Study on cavitation erosion and slurry erosion resistance of martensitic precipitation hardening stainless steel coatings fabricated by high power laser cladding

The present study systematically compared the cavitation erosion (CE) and slurry erosion (SE) resistance of 0Cr12Ni9A and 0Cr17Ni4Cu4Nb coatings fabricated by high power laser cladding (HPLC) and the differences in CE and SE resistance were revealed by combining microstructure and mechanical properties.

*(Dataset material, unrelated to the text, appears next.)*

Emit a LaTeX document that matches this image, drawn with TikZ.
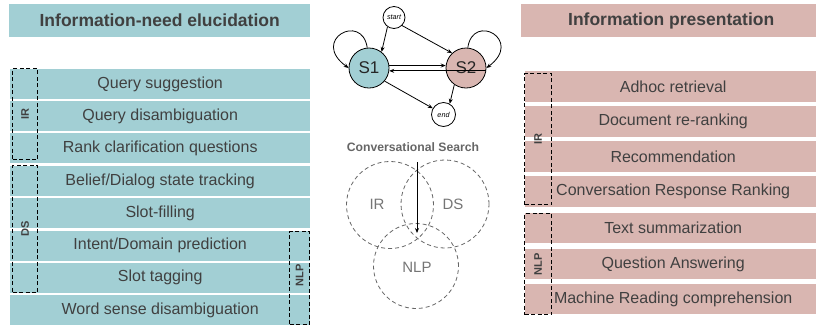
\documentclass[tikz,border=0pt]{standalone}
\usepackage{fontspec}
\setmainfont{Liberation Sans}
\usetikzlibrary{arrows.meta}
\definecolor{teal}{HTML}{A2CFD4}
\definecolor{rose}{HTML}{D9B6B1}
\definecolor{txt}{HTML}{404040}
\definecolor{venn}{HTML}{666666}
\tikzset{
  rowbox/.style={inner sep=0pt, minimum height=30bp, anchor=north west, text=txt, font=\fontsize{16bp}{18bp}\selectfont},
  lrow/.style={rowbox, fill=teal, minimum width=300bp},
  rrow/.style={rowbox, fill=rose, minimum width=291bp, minimum height=31bp},
  titlebox/.style={inner sep=0pt, minimum height=33bp, anchor=north west, text=txt, font=\fontsize{17.5bp}{20bp}\selectfont\bfseries},
  dashbox/.style={draw=black, line width=1bp, dash pattern=on 4bp off 2.5bp, inner sep=0pt, anchor=north west},
  grp/.style={rotate=90, text=txt, font=\fontsize{11bp}{13bp}\selectfont\bfseries, inner sep=0pt},
  state/.style={circle, draw=black, line width=0.8bp, inner sep=0pt, minimum size=40bp, text=black!85, font=\fontsize{17bp}{19bp}\selectfont},
  small/.style={circle, draw=black, line width=0.8bp, inner sep=0pt, fill=white, font=\fontsize{7.2bp}{8bp}\selectfont\itshape},
  arr/.style={line width=0.8bp, -{Stealth[length=5bp,width=4bp]}},
  vcirc/.style={circle, draw=venn, line width=0.8bp, dash pattern=on 4bp off 3bp, inner sep=0pt},
  vlabel/.style={text=venn!90, font=\fontsize{15bp}{17bp}\selectfont}
}
\begin{document}
\begin{tikzpicture}[x=1bp,y=-1bp]
\useasboundingbox (0,0) rectangle (816,327);
% titles
\node[titlebox, fill=teal, minimum width=301bp] (tl) at (9,4) {Information-need elucidation};
\node[titlebox, fill=rose, minimum width=295bp] (tr) at (521,4) {\hspace*{5bp}Information presentation};
% left rows
\node[lrow] (l1) at (10,69) {Query suggestion};
\node[lrow] (l2) at (10,101) {Query disambiguation};
\node[lrow] (l3) at (10,133) {Rank clarification questions};
\node[lrow] (l4) at (10,166) {Belief/Dialog state tracking};
\node[lrow] (l5) at (10,198) {Slot-filling};
\node[lrow] (l6) at (10,230.5) {Intent/Domain prediction};
\node[lrow] (l7) at (10,262.5) {Slot tagging};
\node[lrow] (l8) at (10,295) {Word sense disambiguation};
\node[dashbox, minimum width=25bp, minimum height=91bp] (lir) at (12,68) {};
\node[grp] (lirt) at (lir.center) {IR};
\node[dashbox, minimum width=25bp, minimum height=127bp] (lds) at (12,165) {};
\node[grp] (ldst) at (lds.center) {DS};
\node[dashbox, minimum width=20bp, minimum height=93bp] (lnlp) at (289,231) {};
\node[grp] (lnlpt) at ([yshift=2.5bp]lnlp.center) {NLP};
% right rows
\node[rrow] (r1) at (525,71) {\hspace*{5bp}Adhoc retrieval};
\node[rrow] (r2) at (525,106) {\hspace*{5bp}Document re-ranking};
\node[rrow] (r3) at (525,141) {\hspace*{5bp}Recommendation};
\node[rrow] (r4) at (525,176) {\hspace*{5bp}Conversation Response Ranking};
\node[rrow, minimum height=30bp] (r5) at (525,213) {\hspace*{5bp}Text summarization};
\node[rrow, minimum height=30bp] (r6) at (525,249) {\hspace*{5bp}Question Answering};
\node[rrow, minimum height=30bp] (r7) at (525,284) {\hspace*{5bp}Machine Reading comprehension};
\node[dashbox, minimum width=27bp, minimum height=131bp] (rir) at (524,73) {};
\node[grp] (rirt) at (rir.center) {IR};
\node[dashbox, minimum width=27bp, minimum height=101bp] (rnlp) at (524,213) {};
\node[grp] (rnlpt) at (rnlp.center) {NLP};
% state diagram
\node[state, fill=teal] (S1) at (369,68) {S1};
\node[state, fill=rose] (S2) at (466,68) {S2};
\node[small, minimum size=22bp] (start) at (394,17.5) {start};
\node[small, minimum size=24bp] (end) at (443.5,114.5) {end};
\draw[arr] (start.235) -- (S1.52);
\draw[arr] (start.-45) -- (S2.133);
\draw[arr] (S1.7) -- (S2.173);
\draw[arr] (S2.-8) -- (S1.-8);
\draw[arr] (S1.-40) -- (end.150);
\draw[arr] (S2.235) -- (end.60);
\draw[arr] (S1.95) .. controls (362,12) and (310,40) .. (S1.180);
\draw[arr] (S2.85) .. controls (473,12) and (524,40) .. (S2.0);
% venn
\node[text=venn, font=\fontsize{12.2bp}{14bp}\selectfont\bfseries] (cs) at (413,147) {Conversational Search};
\node[vcirc, minimum size=87bp] (vir) at (390,205) {};
\node[vcirc, minimum size=88bp] (vds) at (445,204) {};
\node[vcirc, minimum size=85bp] (vnlp) at (416,266) {};
\node[vlabel] (virt) at (377,204) {IR};
\node[vlabel] (vdst) at (453,204) {DS};
\node[vlabel] (vnlpt) at (417,267) {NLP};
\coordinate (va) at (417,162);
\coordinate (vb) at (417,233);
\draw[arr] (va) -- (vb);
\end{tikzpicture}
\end{document}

The experimental results indicated that the build rate of HPLC reached 256 mm(3)/s, which was much higher than that achieved by traditional low power laser cladding (154 mm(3)/s). Furthermore, the hardness (50 HRC), ultimate tensile strength (1370 MPa), yield strength (1349 MPa) and break elongation (11.5 %) of 0Cr12Ni9A coating were 1.11 times, 1.12 times, 1.25 times and 0.59 times that of 0Cr17Ni4Cu4Nb coating, respectively. The CE and SE resistance of the 0Cr12Ni9A coating were 9.51 times, 0.63 times (attack angle alpha = 45 degrees) and 1.23 times (90 degrees) than that of the 0Cr17Ni4Cu4Nb coating and 22.87 times, 1.32 times (45 degrees), 1.91 times (90 degrees) than that of the 0Cr13Ni5Mo substrate, respectively. The cladding layers with high hardness and strength exhibits enhanced CE and SE (90 degrees) resistance due to the higher resistance to plastic deformation and failure when facing the vertical impact of cavitation bubble collapse or sand particles. However, the SE resistance (45 degrees) is related to the unit volume fracture energy, with a higher value indicating more effective absorption of kinetic energy from impacting sand particles, resulting in reduced flaky peeling off for improved SE resistance. The high build rate of HPLC and the exceptional CE and SE resistance of 0Cr12Ni9A coating material provide a novel solution to extend the service life of Pelton turbines.